In the process, Asbedian was instrumental in overseeing the implementation of this system, including Homeland Security and anything else dealing with technology-related legislation. Ostensibly, the glitch threatened to bring the world to a standstill, which didn’t occur under his watch.

“Val’s appointment heralded an entirely new era in the legislative management system, allowing the Commonwealth to keep pace with the challenges and opportunities technology affords us,” said then-House Speaker Thomas Finneran. “The new system which Val will oversee allows us to provide greater public access in a more efficient and cost-effective manner.”

While working on the Apollo 11 program in Houston, Texas, Asbedian helped put a man on the moon. One MBA from the University of Houston complemented two others from MIT in Cambridge and Adelphi University. He earned his undergraduate degree from City College of New York.

While immersing himself in aerospace technology, the role of safeguarding computers in the State House and across came naturally for Asbedian. He was affectionately known as Mister Y2K.

He was a man about town, serving nine years as a Bedford selectman and teaching night courses in business at Middlesex Community College while serving on its Board of Directors for a decade. In addition, he served on the Bedford Finance Committee, the Bedford Cable Television Committee and the Zoning Board of Appeals.

He was also a volunteer at the Bedford Veterans Administration facility and Household Goods in Action, doling out items to unfortunate citizens in need. He helped seniors with their income taxes and served for years on the Bedford Council on Aging.

In all, his service to the town extended 35 years, from 1979 to 2014.

“Val was attentive in keeping the cost of town services at a manageable and affordable level,” said Town Manager Rick Reed. “He had a great concern for its citizens, especially the elderly. Val will be missed by all who knew him, especially his loving family.”

The Armenian side was equally as distinct, growing up as a New York “Hyortik” AYF member, serving its central bodies and AYF Camp Hayastan Board of Directors for 25 years.

“The Armenian word ‘Asbed’ stands for chevalier or knight,” Rev. Antranig Baljian pointed out. “It was a name chosen by Val’s father to embody the chivalrous ideals and principals he wished in his children and grandchildren. Val was truly a knight in shining armor, full of devotion to God and country.”

Others mirrored similar sentiments to their friend, including Mesrob Odian, who knew Val as a 12-year-old. Both were interested in aviation and visited the Aviation Museum in Ohio together.

“Even in his ill state, he was concerned about genocide commemoration preparations a year ago,” Odian said. “He wanted to help. He wore that joyful smile and was so upbeat on everything. I have many fond memories of him on a motor scooter. Our daughter referred to him as Uncle Val the Rocket Scientist because he worked on the Lunear Excursion Module. His hugs were so tight, they almost hurt.”

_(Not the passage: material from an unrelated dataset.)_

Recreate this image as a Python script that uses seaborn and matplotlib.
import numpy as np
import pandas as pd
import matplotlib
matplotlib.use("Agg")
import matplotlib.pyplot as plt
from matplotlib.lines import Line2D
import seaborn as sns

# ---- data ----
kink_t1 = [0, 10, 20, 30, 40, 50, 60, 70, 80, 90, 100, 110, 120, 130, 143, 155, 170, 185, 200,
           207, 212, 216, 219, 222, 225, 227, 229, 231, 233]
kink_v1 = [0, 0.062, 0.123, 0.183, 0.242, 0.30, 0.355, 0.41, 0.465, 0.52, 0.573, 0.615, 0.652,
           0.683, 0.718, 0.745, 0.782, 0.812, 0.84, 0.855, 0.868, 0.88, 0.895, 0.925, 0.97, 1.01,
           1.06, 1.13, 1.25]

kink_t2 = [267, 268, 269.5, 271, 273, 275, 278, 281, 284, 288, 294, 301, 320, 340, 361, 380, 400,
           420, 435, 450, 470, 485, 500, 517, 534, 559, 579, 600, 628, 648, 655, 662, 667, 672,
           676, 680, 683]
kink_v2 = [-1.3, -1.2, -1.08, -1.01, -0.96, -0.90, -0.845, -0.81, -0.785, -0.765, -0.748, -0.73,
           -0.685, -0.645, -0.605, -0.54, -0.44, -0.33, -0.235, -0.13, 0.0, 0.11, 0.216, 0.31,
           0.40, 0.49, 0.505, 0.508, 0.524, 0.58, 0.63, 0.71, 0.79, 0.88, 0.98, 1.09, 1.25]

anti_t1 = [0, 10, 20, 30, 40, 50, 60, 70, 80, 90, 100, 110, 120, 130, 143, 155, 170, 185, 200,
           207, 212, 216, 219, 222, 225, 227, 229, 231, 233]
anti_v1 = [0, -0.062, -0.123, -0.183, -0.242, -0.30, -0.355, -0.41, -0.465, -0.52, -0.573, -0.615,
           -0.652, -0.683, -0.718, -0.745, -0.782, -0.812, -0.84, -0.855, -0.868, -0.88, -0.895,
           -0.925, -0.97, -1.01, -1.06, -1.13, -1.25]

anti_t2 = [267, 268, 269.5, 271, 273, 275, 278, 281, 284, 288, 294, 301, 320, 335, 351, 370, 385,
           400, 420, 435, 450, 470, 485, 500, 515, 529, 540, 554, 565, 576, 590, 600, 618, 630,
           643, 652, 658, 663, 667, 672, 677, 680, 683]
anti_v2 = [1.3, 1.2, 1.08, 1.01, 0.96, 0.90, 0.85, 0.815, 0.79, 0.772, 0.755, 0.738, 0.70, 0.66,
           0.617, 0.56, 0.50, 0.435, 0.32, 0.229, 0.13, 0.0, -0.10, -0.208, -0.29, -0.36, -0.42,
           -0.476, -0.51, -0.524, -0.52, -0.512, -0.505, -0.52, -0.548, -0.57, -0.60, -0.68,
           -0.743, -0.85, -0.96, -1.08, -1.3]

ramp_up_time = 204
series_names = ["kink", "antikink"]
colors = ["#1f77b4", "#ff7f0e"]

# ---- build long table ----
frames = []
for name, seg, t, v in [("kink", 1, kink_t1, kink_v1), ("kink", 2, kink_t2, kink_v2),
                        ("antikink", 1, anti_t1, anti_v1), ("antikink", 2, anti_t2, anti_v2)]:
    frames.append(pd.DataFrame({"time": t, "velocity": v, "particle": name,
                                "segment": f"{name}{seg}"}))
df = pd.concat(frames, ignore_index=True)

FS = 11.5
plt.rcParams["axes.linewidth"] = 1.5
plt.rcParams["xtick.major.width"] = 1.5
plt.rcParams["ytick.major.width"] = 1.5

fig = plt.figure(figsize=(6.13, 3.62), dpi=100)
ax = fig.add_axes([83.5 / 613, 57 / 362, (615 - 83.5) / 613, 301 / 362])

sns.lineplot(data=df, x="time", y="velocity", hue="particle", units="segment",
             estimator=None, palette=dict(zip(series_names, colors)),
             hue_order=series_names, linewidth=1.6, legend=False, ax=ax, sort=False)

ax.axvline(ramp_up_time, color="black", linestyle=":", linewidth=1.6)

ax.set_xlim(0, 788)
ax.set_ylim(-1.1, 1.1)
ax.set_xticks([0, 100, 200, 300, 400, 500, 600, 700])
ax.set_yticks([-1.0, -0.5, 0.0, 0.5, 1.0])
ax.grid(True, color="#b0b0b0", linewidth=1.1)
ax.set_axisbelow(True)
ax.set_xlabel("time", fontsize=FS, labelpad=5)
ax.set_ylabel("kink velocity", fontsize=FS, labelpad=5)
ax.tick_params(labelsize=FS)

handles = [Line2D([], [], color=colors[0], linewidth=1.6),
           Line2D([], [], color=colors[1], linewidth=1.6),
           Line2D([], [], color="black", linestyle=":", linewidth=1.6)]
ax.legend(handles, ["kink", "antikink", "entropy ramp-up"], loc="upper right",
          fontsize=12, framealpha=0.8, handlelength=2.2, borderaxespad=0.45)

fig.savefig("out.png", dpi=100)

John and Violet Dagdigian recall their friend whose smile would light up a room.

“Even with his declining health, he had that great smile on his face. It will help console us in our bereavement. Val was full of optimism, energy, accomplishment and dedication to the Armenian-American community.”

Tamar Hajian recalls a gentle man who was a towering figure in the 1960s throughout the Armenian Youth Federation.

“Val’s leadership and organizational skills at AYF conventions, Camp Hayastan and the New York’s World’s Fair in 1964 cannot be overlooked,” said Hajian. “He would often talk about Cuba where he was born and how his family persevered in Brooklyn, NY, where they settled. In an unassuming way, he convinced many young people to respect and advance their Armenian heritage.”

In addition to his wife of 50 years, Nancy (Fantazian) Asbedian, he leaves two children, Susan Ciaffi and her husband Marco, and James Asbedian and his wife Amy, along with six grandchildren and a legion of friends and acquaintances, including his brother-in-law, Dr. James Fantazian. He was predeceased by a brother, Kenneth.